### Supplied data
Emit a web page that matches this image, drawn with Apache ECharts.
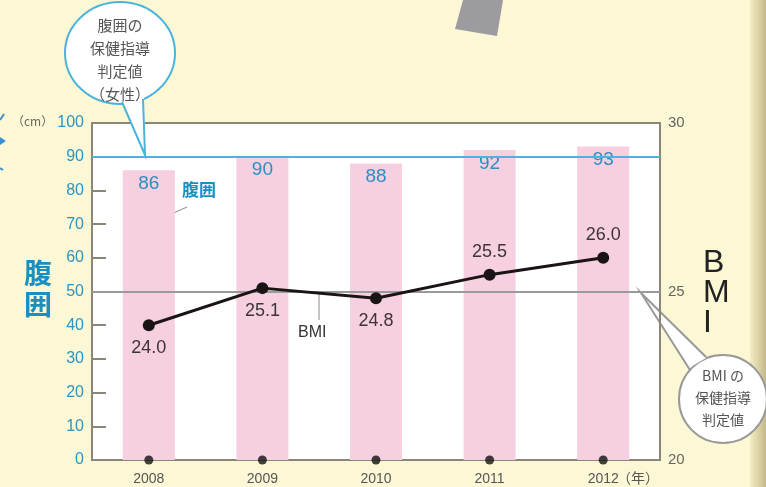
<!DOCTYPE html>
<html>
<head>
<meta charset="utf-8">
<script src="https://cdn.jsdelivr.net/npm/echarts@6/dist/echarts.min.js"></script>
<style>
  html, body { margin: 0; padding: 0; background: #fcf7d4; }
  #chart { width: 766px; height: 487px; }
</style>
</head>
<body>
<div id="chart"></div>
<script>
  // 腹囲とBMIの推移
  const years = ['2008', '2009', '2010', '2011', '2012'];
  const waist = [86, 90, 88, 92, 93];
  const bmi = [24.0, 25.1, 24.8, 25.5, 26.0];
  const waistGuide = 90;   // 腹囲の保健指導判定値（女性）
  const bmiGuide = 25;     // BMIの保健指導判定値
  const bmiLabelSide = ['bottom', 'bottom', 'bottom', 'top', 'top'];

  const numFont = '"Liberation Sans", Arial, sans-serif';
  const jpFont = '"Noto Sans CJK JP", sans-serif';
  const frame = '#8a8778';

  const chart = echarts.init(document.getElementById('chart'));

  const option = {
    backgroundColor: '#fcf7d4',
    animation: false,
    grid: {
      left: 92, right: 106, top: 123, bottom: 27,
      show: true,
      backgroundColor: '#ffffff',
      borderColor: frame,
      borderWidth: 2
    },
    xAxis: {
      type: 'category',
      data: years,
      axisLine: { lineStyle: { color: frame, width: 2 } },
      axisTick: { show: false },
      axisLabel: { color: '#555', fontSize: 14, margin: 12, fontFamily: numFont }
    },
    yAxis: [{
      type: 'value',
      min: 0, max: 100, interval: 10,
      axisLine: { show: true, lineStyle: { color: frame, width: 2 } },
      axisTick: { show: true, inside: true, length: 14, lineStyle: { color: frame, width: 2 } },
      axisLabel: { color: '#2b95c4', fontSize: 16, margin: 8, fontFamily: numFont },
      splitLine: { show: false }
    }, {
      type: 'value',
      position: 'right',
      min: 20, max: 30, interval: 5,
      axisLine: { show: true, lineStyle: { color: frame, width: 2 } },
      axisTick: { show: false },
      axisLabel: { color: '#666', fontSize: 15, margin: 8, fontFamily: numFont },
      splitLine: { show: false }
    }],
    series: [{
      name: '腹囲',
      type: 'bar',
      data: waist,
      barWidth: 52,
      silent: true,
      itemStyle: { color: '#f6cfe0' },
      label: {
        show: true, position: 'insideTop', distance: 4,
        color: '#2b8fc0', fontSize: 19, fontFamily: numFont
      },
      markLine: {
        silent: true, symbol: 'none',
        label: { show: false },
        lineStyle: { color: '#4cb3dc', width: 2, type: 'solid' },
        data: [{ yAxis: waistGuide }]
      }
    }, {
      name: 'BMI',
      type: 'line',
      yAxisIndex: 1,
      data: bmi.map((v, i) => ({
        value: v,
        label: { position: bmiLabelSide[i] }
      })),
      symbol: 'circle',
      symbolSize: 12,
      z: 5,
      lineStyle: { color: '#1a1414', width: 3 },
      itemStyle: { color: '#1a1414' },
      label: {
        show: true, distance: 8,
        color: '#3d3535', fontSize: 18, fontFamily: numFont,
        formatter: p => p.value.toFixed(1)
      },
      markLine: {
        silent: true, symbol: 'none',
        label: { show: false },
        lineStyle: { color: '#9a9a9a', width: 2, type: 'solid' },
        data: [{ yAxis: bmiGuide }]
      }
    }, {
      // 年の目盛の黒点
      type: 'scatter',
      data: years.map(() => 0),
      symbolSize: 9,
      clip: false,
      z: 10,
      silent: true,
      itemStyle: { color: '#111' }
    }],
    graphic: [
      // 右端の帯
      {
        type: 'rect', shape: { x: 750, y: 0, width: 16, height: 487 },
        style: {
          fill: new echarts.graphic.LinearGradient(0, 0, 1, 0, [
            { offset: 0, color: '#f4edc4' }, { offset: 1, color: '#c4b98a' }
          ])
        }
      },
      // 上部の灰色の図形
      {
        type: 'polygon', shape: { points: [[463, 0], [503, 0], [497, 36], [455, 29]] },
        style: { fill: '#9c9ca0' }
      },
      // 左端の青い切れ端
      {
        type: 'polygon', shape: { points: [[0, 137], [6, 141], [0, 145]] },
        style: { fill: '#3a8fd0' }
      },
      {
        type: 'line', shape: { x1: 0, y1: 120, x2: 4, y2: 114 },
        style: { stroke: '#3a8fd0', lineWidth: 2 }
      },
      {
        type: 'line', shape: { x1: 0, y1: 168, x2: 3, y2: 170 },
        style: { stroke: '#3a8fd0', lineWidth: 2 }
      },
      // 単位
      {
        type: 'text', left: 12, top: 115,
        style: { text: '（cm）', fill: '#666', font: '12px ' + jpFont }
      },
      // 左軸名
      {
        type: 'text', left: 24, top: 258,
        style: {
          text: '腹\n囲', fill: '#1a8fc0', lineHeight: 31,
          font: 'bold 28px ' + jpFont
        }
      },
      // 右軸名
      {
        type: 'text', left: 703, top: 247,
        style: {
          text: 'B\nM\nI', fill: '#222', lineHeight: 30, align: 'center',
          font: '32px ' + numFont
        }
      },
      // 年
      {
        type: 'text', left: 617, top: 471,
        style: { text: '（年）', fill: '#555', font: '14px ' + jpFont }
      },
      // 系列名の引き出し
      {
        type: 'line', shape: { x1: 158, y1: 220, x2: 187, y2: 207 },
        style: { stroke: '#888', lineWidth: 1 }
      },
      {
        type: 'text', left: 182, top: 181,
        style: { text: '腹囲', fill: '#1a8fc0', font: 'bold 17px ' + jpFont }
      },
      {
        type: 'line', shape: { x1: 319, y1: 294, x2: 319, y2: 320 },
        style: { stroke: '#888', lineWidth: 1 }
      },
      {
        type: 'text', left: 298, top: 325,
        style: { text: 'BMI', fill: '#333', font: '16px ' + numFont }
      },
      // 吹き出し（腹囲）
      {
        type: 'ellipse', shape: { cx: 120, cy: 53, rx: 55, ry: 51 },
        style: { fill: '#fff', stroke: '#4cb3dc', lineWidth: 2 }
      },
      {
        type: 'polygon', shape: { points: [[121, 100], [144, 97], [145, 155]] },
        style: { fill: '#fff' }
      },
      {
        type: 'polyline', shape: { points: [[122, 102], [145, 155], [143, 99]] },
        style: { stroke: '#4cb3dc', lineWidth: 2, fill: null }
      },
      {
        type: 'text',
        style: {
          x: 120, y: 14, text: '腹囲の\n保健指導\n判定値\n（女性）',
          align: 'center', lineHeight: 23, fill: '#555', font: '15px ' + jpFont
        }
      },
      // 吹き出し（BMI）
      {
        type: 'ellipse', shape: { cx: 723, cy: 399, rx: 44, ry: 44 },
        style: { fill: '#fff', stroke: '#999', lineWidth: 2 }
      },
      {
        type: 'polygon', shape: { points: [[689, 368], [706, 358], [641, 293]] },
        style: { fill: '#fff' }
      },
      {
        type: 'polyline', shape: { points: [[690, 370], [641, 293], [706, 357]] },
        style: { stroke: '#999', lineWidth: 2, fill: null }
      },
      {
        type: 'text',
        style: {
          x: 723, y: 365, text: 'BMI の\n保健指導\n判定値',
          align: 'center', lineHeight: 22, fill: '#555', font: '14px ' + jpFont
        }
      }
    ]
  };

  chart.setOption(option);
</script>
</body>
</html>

### Exercise description
Copy the material shown above in full and exactly. Skip the pictures.

### Exercise answer
Emit a web page that matches this image, drawn with Apache ECharts.
<!DOCTYPE html>
<html>
<head>
<meta charset="utf-8">
<script src="https://cdn.jsdelivr.net/npm/echarts@6/dist/echarts.min.js"></script>
<style>
  html, body { margin: 0; padding: 0; background: #fcf7d4; }
  #chart { width: 766px; height: 487px; }
</style>
</head>
<body>
<div id="chart"></div>
<script>
  // 腹囲とBMIの推移
  const years = ['2008', '2009', '2010', '2011', '2012'];
  const waist = [86, 90, 88, 92, 93];
  const bmi = [24.0, 25.1, 24.8, 25.5, 26.0];
  const waistGuide = 90;   // 腹囲の保健指導判定値（女性）
  const bmiGuide = 25;     // BMIの保健指導判定値
  const bmiLabelSide = ['bottom', 'bottom', 'bottom', 'top', 'top'];

  const numFont = '"Liberation Sans", Arial, sans-serif';
  const jpFont = '"Noto Sans CJK JP", sans-serif';
  const frame = '#8a8778';

  const chart = echarts.init(document.getElementById('chart'));

  const option = {
    backgroundColor: '#fcf7d4',
    animation: false,
    grid: {
      left: 92, right: 106, top: 123, bottom: 27,
      show: true,
      backgroundColor: '#ffffff',
      borderColor: frame,
      borderWidth: 2
    },
    xAxis: {
      type: 'category',
      data: years,
      axisLine: { lineStyle: { color: frame, width: 2 } },
      axisTick: { show: false },
      axisLabel: { color: '#555', fontSize: 14, margin: 12, fontFamily: numFont }
    },
    yAxis: [{
      type: 'value',
      min: 0, max: 100, interval: 10,
      axisLine: { show: true, lineStyle: { color: frame, width: 2 } },
      axisTick: { show: true, inside: true, length: 14, lineStyle: { color: frame, width: 2 } },
      axisLabel: { color: '#2b95c4', fontSize: 16, margin: 8, fontFamily: numFont },
      splitLine: { show: false }
    }, {
      type: 'value',
      position: 'right',
      min: 20, max: 30, interval: 5,
      axisLine: { show: true, lineStyle: { color: frame, width: 2 } },
      axisTick: { show: false },
      axisLabel: { color: '#666', fontSize: 15, margin: 8, fontFamily: numFont },
      splitLine: { show: false }
    }],
    series: [{
      name: '腹囲',
      type: 'bar',
      data: waist,
      barWidth: 52,
      silent: true,
      itemStyle: { color: '#f6cfe0' },
      label: {
        show: true, position: 'insideTop', distance: 4,
        color: '#2b8fc0', fontSize: 19, fontFamily: numFont
      },
      markLine: {
        silent: true, symbol: 'none',
        label: { show: false },
        lineStyle: { color: '#4cb3dc', width: 2, type: 'solid' },
        data: [{ yAxis: waistGuide }]
      }
    }, {
      name: 'BMI',
      type: 'line',
      yAxisIndex: 1,
      data: bmi.map((v, i) => ({
        value: v,
        label: { position: bmiLabelSide[i] }
      })),
      symbol: 'circle',
      symbolSize: 12,
      z: 5,
      lineStyle: { color: '#1a1414', width: 3 },
      itemStyle: { color: '#1a1414' },
      label: {
        show: true, distance: 8,
        color: '#3d3535', fontSize: 18, fontFamily: numFont,
        formatter: p => p.value.toFixed(1)
      },
      markLine: {
        silent: true, symbol: 'none',
        label: { show: false },
        lineStyle: { color: '#9a9a9a', width: 2, type: 'solid' },
        data: [{ yAxis: bmiGuide }]
      }
    }, {
      // 年の目盛の黒点
      type: 'scatter',
      data: years.map(() => 0),
      symbolSize: 9,
      clip: false,
      z: 10,
      silent: true,
      itemStyle: { color: '#111' }
    }],
    graphic: [
      // 右端の帯
      {
        type: 'rect', shape: { x: 750, y: 0, width: 16, height: 487 },
        style: {
          fill: new echarts.graphic.LinearGradient(0, 0, 1, 0, [
            { offset: 0, color: '#f4edc4' }, { offset: 1, color: '#c4b98a' }
          ])
        }
      },
      // 上部の灰色の図形
      {
        type: 'polygon', shape: { points: [[463, 0], [503, 0], [497, 36], [455, 29]] },
        style: { fill: '#9c9ca0' }
      },
      // 左端の青い切れ端
      {
        type: 'polygon', shape: { points: [[0, 137], [6, 141], [0, 145]] },
        style: { fill: '#3a8fd0' }
      },
      {
        type: 'line', shape: { x1: 0, y1: 120, x2: 4, y2: 114 },
        style: { stroke: '#3a8fd0', lineWidth: 2 }
      },
      {
        type: 'line', shape: { x1: 0, y1: 168, x2: 3, y2: 170 },
        style: { stroke: '#3a8fd0', lineWidth: 2 }
      },
      // 単位
      {
        type: 'text', left: 12, top: 115,
        style: { text: '（cm）', fill: '#666', font: '12px ' + jpFont }
      },
      // 左軸名
      {
        type: 'text', left: 24, top: 258,
        style: {
          text: '腹\n囲', fill: '#1a8fc0', lineHeight: 31,
          font: 'bold 28px ' + jpFont
        }
      },
      // 右軸名
      {
        type: 'text', left: 703, top: 247,
        style: {
          text: 'B\nM\nI', fill: '#222', lineHeight: 30, align: 'center',
          font: '32px ' + numFont
        }
      },
      // 年
      {
        type: 'text', left: 617, top: 471,
        style: { text: '（年）', fill: '#555', font: '14px ' + jpFont }
      },
      // 系列名の引き出し
      {
        type: 'line', shape: { x1: 158, y1: 220, x2: 187, y2: 207 },
        style: { stroke: '#888', lineWidth: 1 }
      },
      {
        type: 'text', left: 182, top: 181,
        style: { text: '腹囲', fill: '#1a8fc0', font: 'bold 17px ' + jpFont }
      },
      {
        type: 'line', shape: { x1: 319, y1: 294, x2: 319, y2: 320 },
        style: { stroke: '#888', lineWidth: 1 }
      },
      {
        type: 'text', left: 298, top: 325,
        style: { text: 'BMI', fill: '#333', font: '16px ' + numFont }
      },
      // 吹き出し（腹囲）
      {
        type: 'ellipse', shape: { cx: 120, cy: 53, rx: 55, ry: 51 },
        style: { fill: '#fff', stroke: '#4cb3dc', lineWidth: 2 }
      },
      {
        type: 'polygon', shape: { points: [[121, 100], [144, 97], [145, 155]] },
        style: { fill: '#fff' }
      },
      {
        type: 'polyline', shape: { points: [[122, 102], [145, 155], [143, 99]] },
        style: { stroke: '#4cb3dc', lineWidth: 2, fill: null }
      },
      {
        type: 'text',
        style: {
          x: 120, y: 14, text: '腹囲の\n保健指導\n判定値\n（女性）',
          align: 'center', lineHeight: 23, fill: '#555', font: '15px ' + jpFont
        }
      },
      // 吹き出し（BMI）
      {
        type: 'ellipse', shape: { cx: 723, cy: 399, rx: 44, ry: 44 },
        style: { fill: '#fff', stroke: '#999', lineWidth: 2 }
      },
      {
        type: 'polygon', shape: { points: [[689, 368], [706, 358], [641, 293]] },
        style: { fill: '#fff' }
      },
      {
        type: 'polyline', shape: { points: [[690, 370], [641, 293], [706, 357]] },
        style: { stroke: '#999', lineWidth: 2, fill: null }
      },
      {
        type: 'text',
        style: {
          x: 723, y: 365, text: 'BMI の\n保健指導\n判定値',
          align: 'center', lineHeight: 22, fill: '#555', font: '14px ' + jpFont
        }
      }
    ]
  };

  chart.setOption(option);
</script>
</body>
</html>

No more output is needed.